If our contemporary culture had to be summed up in one word, it could be: irony. Irony can be as liberating as it´s enslaving. It reveals illusions but can also easily lead to a dead end, where everything is sad because everything is funny, and everything is funny because everything is sad. This dialectic got obvious once again in the first block of Norient Musikfilm Festival, in which two cutting edge artists showed their idiosyncratic interpretations of our troubled times.

Hot Sugars Cold World

In the movie «Hot Sugar Cold World» featuring the US-american musician Hot Sugar, irony was present at any time. Surrounded by trashy fake aquariums and nostalgic cuddly toys in his New York City homestudio apartement, the twenty-something creates melancholic yet blurry instrumental hip hop made from his vast archive of self recorded samples made from anything - from the silence of a room with a dead body to firecrackers in an abandoned factory building.
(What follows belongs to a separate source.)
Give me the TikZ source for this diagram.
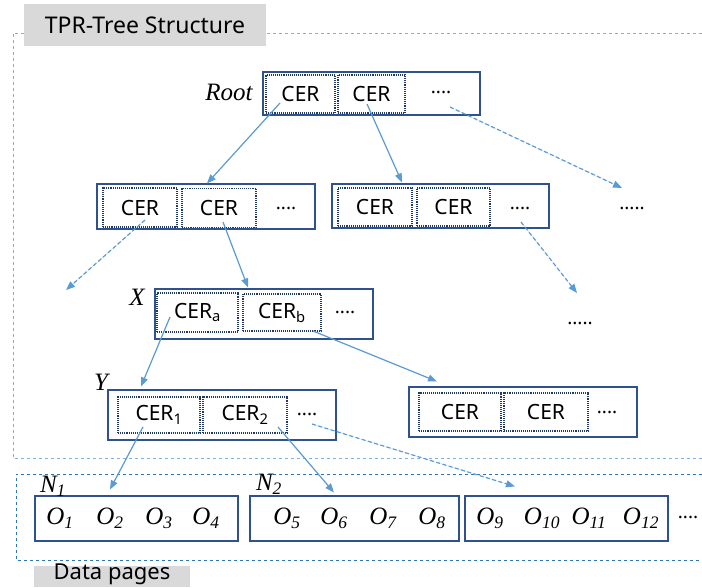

In combination with the scenes about Hot Sugars private and emotional life, which appeared to be completely outsourced to the cold-hearted surfaces of social media, the movie turned out as a witty but also depressing portrait of what it means to be an artist in the 21st century that is stuck between a poorly-executed-bohemia-lifestyle and the vicious circle of favouring the online self over the physical one.

J.G.Biberkopf

Two hours later the lithuanian musician J.G. Biberkopf did something totally different. His audiovisual live show «Ecosysmtes of Excess», a delicate combination of noise, ambient and musique concrete, which went along with stroboscope flashes and videos showing different non-places of south east asian metropolises, stayed as abstract and alienated as the fluidity of our existence can be. Here irony was never really present, but very strong in terms of its absence.

Dope Saint Jude

After some cathartic hours of audiovisual immersion the music shows of the south african rapper Dope Saint Jude and Berlin based dj Dis Fig were as refreshing as a cold mineral water in the desert, or no: a warming tea after an exploration to the North Pole.

Dis Fig

While Dope Saint Jude´s show rapped about the politics of gender bending, Dis Fig´s hyperenergetic DJ set ranging from footwork to jungle teached the euphoric dancers about the politics of the body.